Review the decision if any of these happen:
- You redesign the site or move to a new website builder or CMS
- You switch cloud hosting, DNS, or CDN provider
- You add ecommerce, memberships, APIs, or more login-heavy features
- Your traffic changes sharply because of campaigns, seasonality, or search growth
- You see repeated false positives, blocked forms, or support complaints
- Your provider changes pricing, included limits, or support structure
- You need more auditability or clearer security ownership
A useful cadence is to revisit your WAF worksheet at least during major infrastructure changes and during annual budgeting. That keeps the buying decision tied to reality rather than to the assumptions you had at launch.
For a practical next step, do this:
- List your critical paths: homepage, contact form, login, checkout, search, admin, API, webhooks.
- Choose three WAF deployment models to compare: hosting-integrated, CDN-integrated, and standalone managed.
- Score each one from 1 to 5 for setup effort, protection depth, false positive risk, support quality, and monthly maintenance time.
- Multiply maintenance time by your internal hourly cost to expose hidden operating cost.
- Run a staged test on critical paths before full blocking mode.
- Document exceptions and ownership so the WAF remains maintainable.

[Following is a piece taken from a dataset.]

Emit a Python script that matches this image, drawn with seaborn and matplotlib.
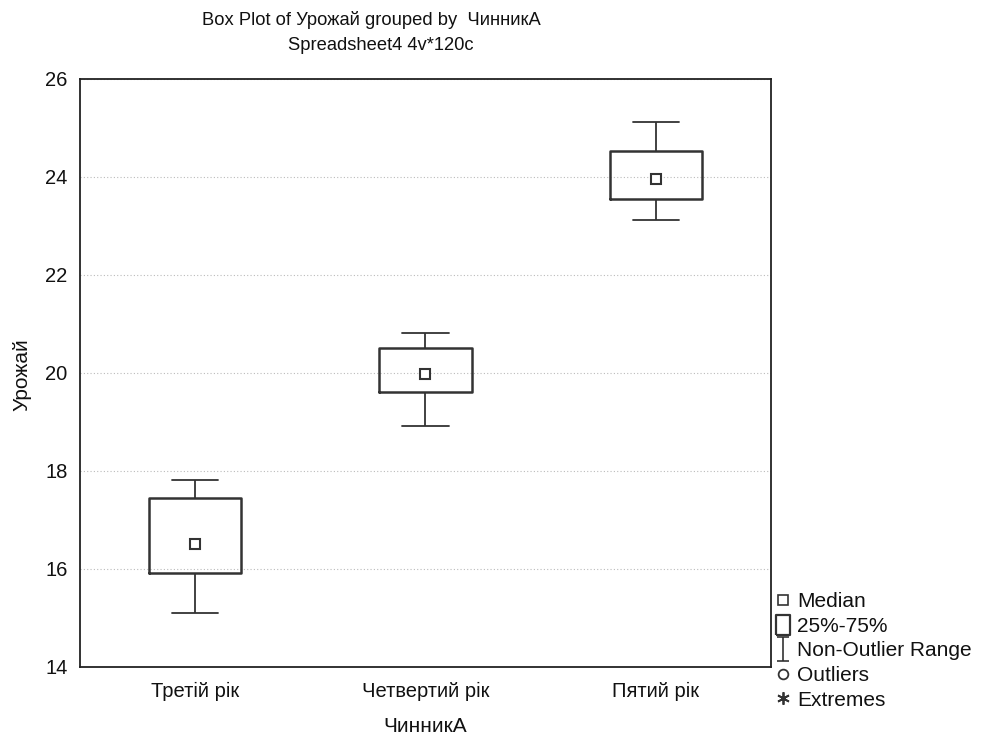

If you are launching or rebuilding the entire site, fold this into the broader launch process rather than treating it as an afterthought. See How to Launch a Business Website on Cloud Hosting: Step-by-Step Checklist and One-Click Deploy Platforms Compared.
The best WAF for a business website is usually not the one with the longest feature list. It is the one that your team can deploy cleanly, monitor consistently, and trust not to interfere with growth. If you compare options using operating time, false positive risk, and architectural fit alongside subscription cost, your choice will stay useful even as pricing and traffic change.